__DATA LINES__.
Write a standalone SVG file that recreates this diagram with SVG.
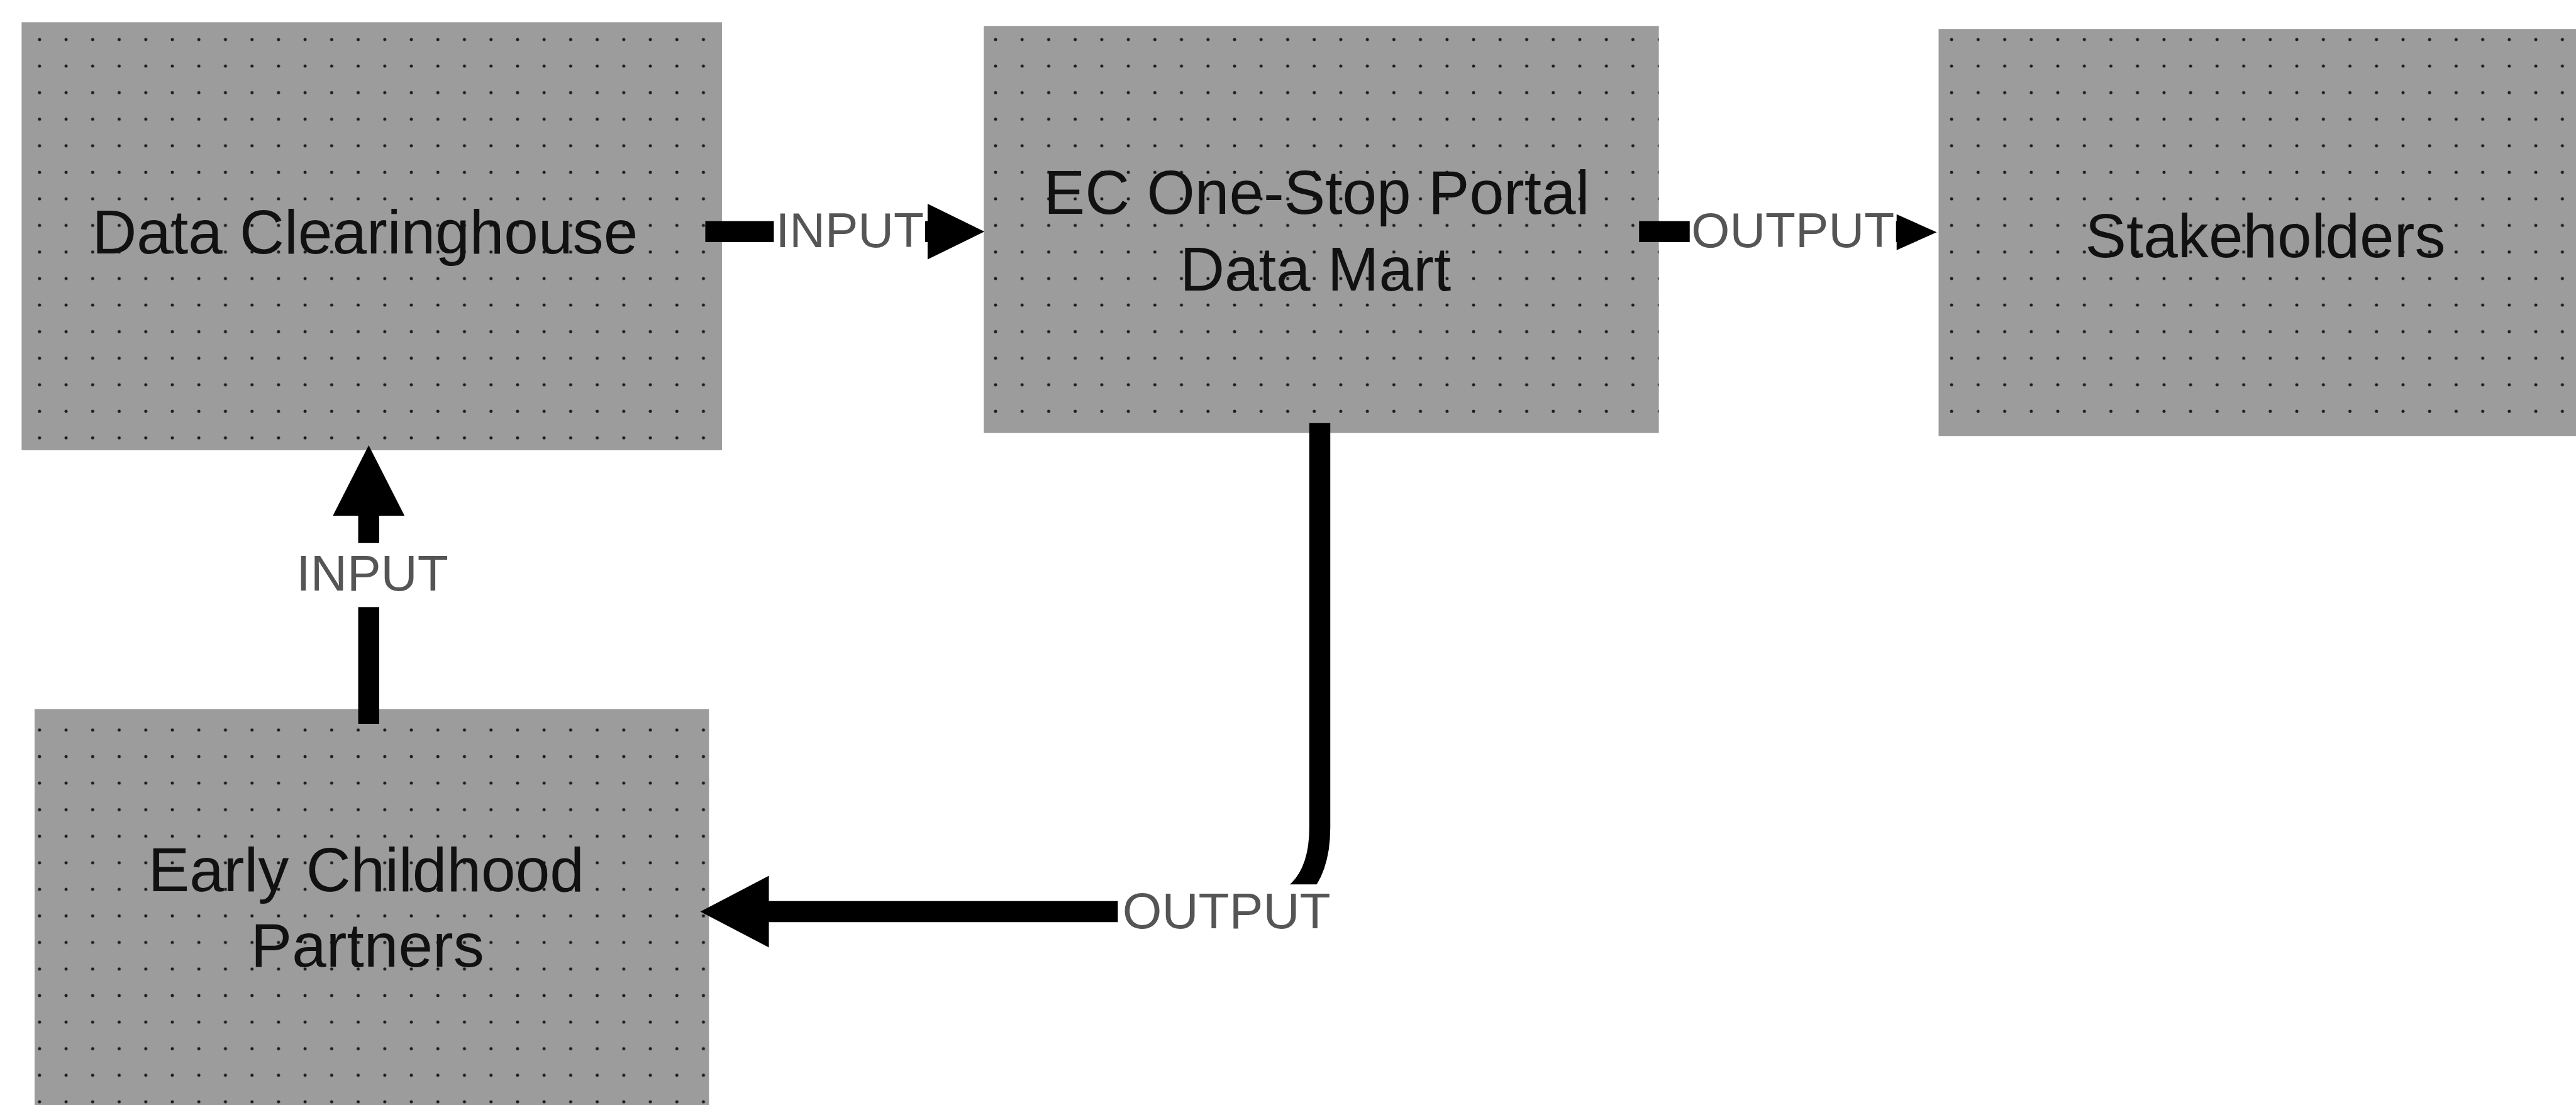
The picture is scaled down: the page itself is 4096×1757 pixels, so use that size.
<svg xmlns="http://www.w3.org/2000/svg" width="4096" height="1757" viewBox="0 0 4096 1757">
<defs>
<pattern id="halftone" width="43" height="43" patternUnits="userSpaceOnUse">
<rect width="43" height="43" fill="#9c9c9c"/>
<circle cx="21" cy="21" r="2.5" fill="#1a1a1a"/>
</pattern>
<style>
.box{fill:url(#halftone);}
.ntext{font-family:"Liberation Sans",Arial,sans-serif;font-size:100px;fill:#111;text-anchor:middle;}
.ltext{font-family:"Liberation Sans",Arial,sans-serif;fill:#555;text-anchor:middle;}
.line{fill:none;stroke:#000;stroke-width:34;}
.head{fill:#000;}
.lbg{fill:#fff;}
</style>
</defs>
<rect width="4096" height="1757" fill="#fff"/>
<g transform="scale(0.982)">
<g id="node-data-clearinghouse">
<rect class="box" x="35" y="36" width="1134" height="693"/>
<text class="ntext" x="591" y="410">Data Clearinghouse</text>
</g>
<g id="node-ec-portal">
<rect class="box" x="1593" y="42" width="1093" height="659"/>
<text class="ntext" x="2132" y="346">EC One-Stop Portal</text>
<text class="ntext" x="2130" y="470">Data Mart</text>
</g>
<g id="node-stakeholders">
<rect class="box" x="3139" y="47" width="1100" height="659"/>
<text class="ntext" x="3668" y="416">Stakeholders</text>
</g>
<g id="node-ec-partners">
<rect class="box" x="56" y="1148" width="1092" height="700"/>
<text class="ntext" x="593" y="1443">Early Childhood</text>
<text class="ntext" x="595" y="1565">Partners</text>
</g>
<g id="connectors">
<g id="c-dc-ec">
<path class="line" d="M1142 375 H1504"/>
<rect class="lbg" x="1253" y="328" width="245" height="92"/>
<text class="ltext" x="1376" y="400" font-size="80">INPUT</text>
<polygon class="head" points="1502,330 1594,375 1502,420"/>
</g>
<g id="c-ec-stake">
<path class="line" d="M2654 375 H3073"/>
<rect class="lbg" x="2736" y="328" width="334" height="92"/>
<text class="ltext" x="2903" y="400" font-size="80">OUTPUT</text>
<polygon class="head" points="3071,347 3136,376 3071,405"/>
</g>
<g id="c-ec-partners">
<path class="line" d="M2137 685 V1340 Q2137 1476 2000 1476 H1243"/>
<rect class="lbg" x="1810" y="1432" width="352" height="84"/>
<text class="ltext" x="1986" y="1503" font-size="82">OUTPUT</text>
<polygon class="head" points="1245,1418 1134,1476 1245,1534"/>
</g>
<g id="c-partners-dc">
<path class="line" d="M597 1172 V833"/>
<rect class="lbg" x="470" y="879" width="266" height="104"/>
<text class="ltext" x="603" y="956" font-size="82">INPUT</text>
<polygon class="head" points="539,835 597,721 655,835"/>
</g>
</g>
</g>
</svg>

__WORK TO DO__. Reproduce all of the material exactly, apart from the pictures.

__EXERCISE RESULT__.
Write a standalone SVG file that recreates this diagram with SVG.
The picture is scaled down: the page itself is 4096×1757 pixels, so use that size.
<svg xmlns="http://www.w3.org/2000/svg" width="4096" height="1757" viewBox="0 0 4096 1757">
<defs>
<pattern id="halftone" width="43" height="43" patternUnits="userSpaceOnUse">
<rect width="43" height="43" fill="#9c9c9c"/>
<circle cx="21" cy="21" r="2.5" fill="#1a1a1a"/>
</pattern>
<style>
.box{fill:url(#halftone);}
.ntext{font-family:"Liberation Sans",Arial,sans-serif;font-size:100px;fill:#111;text-anchor:middle;}
.ltext{font-family:"Liberation Sans",Arial,sans-serif;fill:#555;text-anchor:middle;}
.line{fill:none;stroke:#000;stroke-width:34;}
.head{fill:#000;}
.lbg{fill:#fff;}
</style>
</defs>
<rect width="4096" height="1757" fill="#fff"/>
<g transform="scale(0.982)">
<g id="node-data-clearinghouse">
<rect class="box" x="35" y="36" width="1134" height="693"/>
<text class="ntext" x="591" y="410">Data Clearinghouse</text>
</g>
<g id="node-ec-portal">
<rect class="box" x="1593" y="42" width="1093" height="659"/>
<text class="ntext" x="2132" y="346">EC One-Stop Portal</text>
<text class="ntext" x="2130" y="470">Data Mart</text>
</g>
<g id="node-stakeholders">
<rect class="box" x="3139" y="47" width="1100" height="659"/>
<text class="ntext" x="3668" y="416">Stakeholders</text>
</g>
<g id="node-ec-partners">
<rect class="box" x="56" y="1148" width="1092" height="700"/>
<text class="ntext" x="593" y="1443">Early Childhood</text>
<text class="ntext" x="595" y="1565">Partners</text>
</g>
<g id="connectors">
<g id="c-dc-ec">
<path class="line" d="M1142 375 H1504"/>
<rect class="lbg" x="1253" y="328" width="245" height="92"/>
<text class="ltext" x="1376" y="400" font-size="80">INPUT</text>
<polygon class="head" points="1502,330 1594,375 1502,420"/>
</g>
<g id="c-ec-stake">
<path class="line" d="M2654 375 H3073"/>
<rect class="lbg" x="2736" y="328" width="334" height="92"/>
<text class="ltext" x="2903" y="400" font-size="80">OUTPUT</text>
<polygon class="head" points="3071,347 3136,376 3071,405"/>
</g>
<g id="c-ec-partners">
<path class="line" d="M2137 685 V1340 Q2137 1476 2000 1476 H1243"/>
<rect class="lbg" x="1810" y="1432" width="352" height="84"/>
<text class="ltext" x="1986" y="1503" font-size="82">OUTPUT</text>
<polygon class="head" points="1245,1418 1134,1476 1245,1534"/>
</g>
<g id="c-partners-dc">
<path class="line" d="M597 1172 V833"/>
<rect class="lbg" x="470" y="879" width="266" height="104"/>
<text class="ltext" x="603" y="956" font-size="82">INPUT</text>
<polygon class="head" points="539,835 597,721 655,835"/>
</g>
</g>
</g>
</svg>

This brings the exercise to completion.